Частная жизнь | страница 46
Словно бы нашлась, наконец, отсутствующая, но столь необходимая в ее, Марты, организме деталь. Или даже какой-то орган, или даже просто некая часть ее самой, без которой она сама была незавершенной, незаконченной. Без нее, этой «детали», этой неведомой части, она могла жить, могла быть и быть счастливой, и даже довольной собой. Но не могла быть удовлетворена собой, как если бы выиграла главный приз, и даже гран-при, и при этом действительно была на голову выше всех, но для себя - про себя - знала, что выиграла только в сравнении с кем-то или у кого-то. А в сравнении с собой, у себя самой все-таки проиграла.
И теперь она тонула в этой обретенной, наконец, самоудовлетворенности, в этом снисходящем на нее покое, который был столь… не приятен, нет, а органичен, естественен в своей неестественности. И становилось совершенно очевидно, что если поставить на весы всю эту благополучную, замечательную и такую удавшуюся жизнь и противопоставить всю ее только одному этому чувству покоя, то он, покой, перевесит. Как перевесила бы Марина, если бы вдруг пришло в голову поставить ее на весы со всем миром, бывшим, настоящим и будущим, со всей ее, Мартиной, жизнью. И выбор этот был сделан, и она каждую минуту, каждую секунду продолжала его делать, причем еще до того, как возникала в нем необходимость. И беспокоило Марту всегда только одно: а что Марина? Что чувствует она? И как долго она позволит быть рядом?
Марта забывала обо всем: о вопросах и ответах, о тревогах и беспокойствах, о неудобствах и даже некоторой неестественности, которую, конечно же, нельзя было отрицать, но от каковой все же не представлялось возможным отказаться.
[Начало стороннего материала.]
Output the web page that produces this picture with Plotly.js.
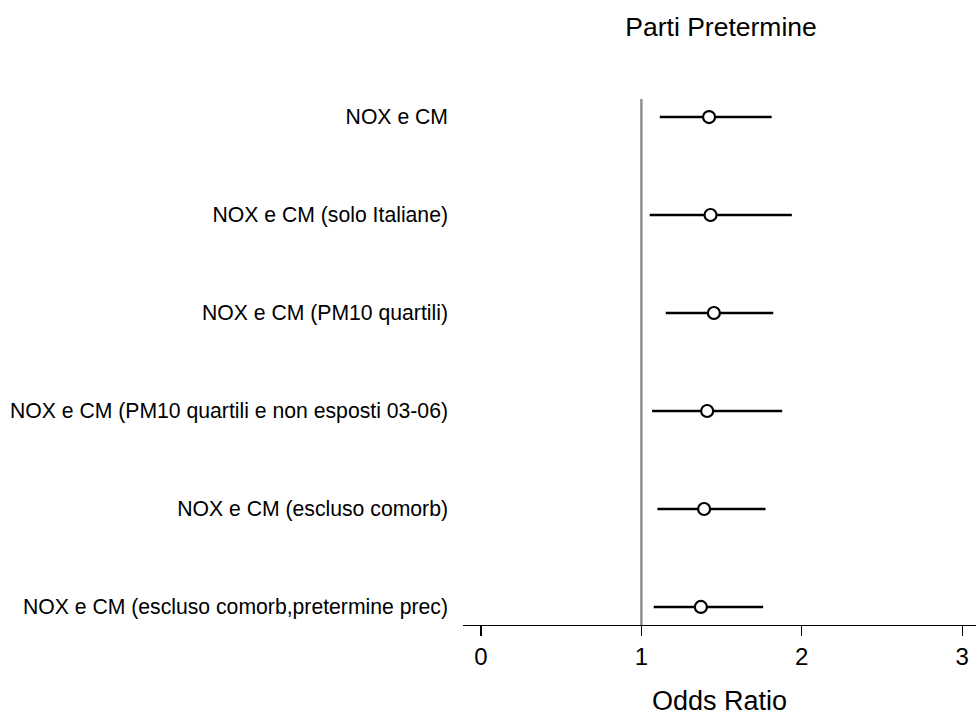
<!DOCTYPE html>
<html>
<head>
<meta charset="utf-8">
<script src="https://cdn.plot.ly/plotly-3.0.1.min.js"></script>
<style>html,body{margin:0;padding:0;background:#fff;}#chart{width:976px;height:716px;}</style>
</head>
<body>
<div id="chart"></div>
<script>
const categories = [
  "NOX e CM",
  "NOX e CM (solo Italiane)",
  "NOX e CM (PM10 quartili)",
  "NOX e CM (PM10 quartili e non esposti 03-06)",
  "NOX e CM (escluso comorb)",
  "NOX e CM (escluso comorb,pretermine prec)"
];
const oddsRatio = [1.422, 1.431, 1.452, 1.410, 1.391, 1.371];
const ciLower   = [1.115, 1.052, 1.152, 1.067, 1.100, 1.077];
const ciUpper   = [1.812, 1.938, 1.822, 1.878, 1.774, 1.759];
const xTickVals = [0, 1, 2, 3];
const xTickText = ["0", "1", "2", "3"];

const font = "Liberation Sans, Arial, Helvetica, sans-serif";

const trace = {
  type: "scatter",
  mode: "markers",
  x: oddsRatio,
  y: categories,
  error_x: {
    type: "data",
    symmetric: false,
    array: oddsRatio.map((v, i) => ciUpper[i] - v),
    arrayminus: oddsRatio.map((v, i) => v - ciLower[i]),
    color: "#000",
    thickness: 2.6,
    width: 0
  },
  marker: {
    symbol: "circle",
    size: 12,
    color: "#fff",
    line: {color: "#000", width: 2.2}
  },
  hoverinfo: "x+y",
  showlegend: false
};

const layout = {
  width: 976,
  height: 716,
  margin: {l: 463, r: 0, t: 99, b: 91},
  paper_bgcolor: "#fff",
  plot_bgcolor: "#fff",
  font: {family: font, color: "#000", size: 22},
  title: {
    text: "Parti Pretermine",
    font: {family: font, size: 26.5, color: "#000"},
    x: 0.503, xref: "paper",
    y: 0.962, yref: "container", yanchor: "middle"
  },
  xaxis: {
    range: [-0.112, 3.086],
    tickvals: xTickVals,
    ticktext: xTickText,
    ticks: "outside",
    ticklen: 10,
    tickwidth: 1.2,
    tickcolor: "#000",
    showline: true,
    linecolor: "#000",
    linewidth: 1.2,
    showgrid: false,
    zeroline: false,
    tickfont: {family: font, size: 24, color: "#000"},
    title: {text: "Odds Ratio", font: {family: font, size: 27, color: "#000"}, standoff: 29}
  },
  yaxis: {
    type: "category",
    categoryorder: "array",
    categoryarray: categories,
    range: [5.184, -0.184],
    showline: false,
    showgrid: false,
    zeroline: false,
    ticks: "",
    ticklabelstandoff: 14,
    tickfont: {family: font, size: 21.2, color: "#000"}
  },
  shapes: [{
    type: "line",
    xref: "x", yref: "paper",
    x0: 1, x1: 1, y0: 0, y1: 1,
    line: {color: "#8c8c8c", width: 2.4},
    layer: "below"
  }]
};

Plotly.newPlot("chart", [trace], layout, {staticPlot: true, displayModeBar: false});
</script>
</body>
</html>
Хотя бы только потому – и в том числе потому, -- что просто не хотелось. И тогда оказывалось, что на все это бесчисленное множество вопросов можно дать один ответ. Один единственный ответ, который отрицал, исключал, уничтожал все вопросы, все бесчисленное множество вопросов. И заключался он в том, что она ее любит.
Она видела только Марину, только о ней думала, только ее слышала и только к ней прислушивалась. Прислушивалась, как прислушиваются не к словам, а к интонации, с которой эти слова произнесены. Так прислушиваются к своему ребенку, пытаясь определить, болен ли он и насколько тяжело, чтобы решить, нужно ли звать врача или все-таки можно справиться самостоятельно. Прислушиваются к близкому и любимому человеку, пришедшему с работы: вот он еще только переступил порог, а нужно срочно понять, что он – устал? озабочен? не раздражен ли, не обижен, не рассержен?.. Прислушиваются не слухом, а всем своим естеством, всей своей сущностью, словно пытаясь пристроить, приладить себя к тому, к кому прислушиваешься, и думая лишь о том, как это сделать -- быстрее, легче и органичнее.